ABSTRACT

Damage detection and localization remains among the most important and active research problems in vibration-based Structural Health Monitoring (SHM). Practical limitations call for a balance between the extraction of reliable structural response information and the density of the deployed sensor network. This study attempts to address this issue via incorporation of a spatiotemporal estimation framework, which is based on the effective combination of Kriging and Kalman filtering. While this strategy is quite popular in geostatistical, meteorological and environmental sciences, it has received considerably less interest in the field of structural dynamics. To this end, the proposed methodology assumes availability of data acquired from an observable and spatially continuous process.

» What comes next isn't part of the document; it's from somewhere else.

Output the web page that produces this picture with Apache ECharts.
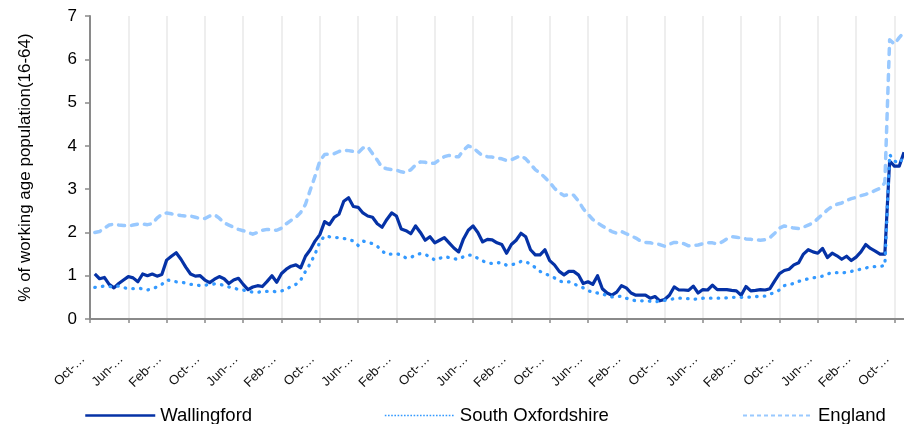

This allows the formulation of a spatiotemporal model aiming at describing the structure in its healthy state. Damage may then be detected and localized via the discrepancies between the spatiotemporal model estimates and the actual response data. The framework is implemented on simulated data from a finite element model of an experimental wind turbine blade, comprising E-glass fibres and a polyester resin as matrix material, subjected to dynamic loads. The proposed approach is validated on typical damage scenarios that pertain to certain stiffness reduction in damage prone areas of the blade. The obtained results indicate that spatiotemporal estimation may indeed serve as a significant tool towards damage localization, accounting for sparsity of the deployed sensor grids as well as potential sensor malfunctions of the network.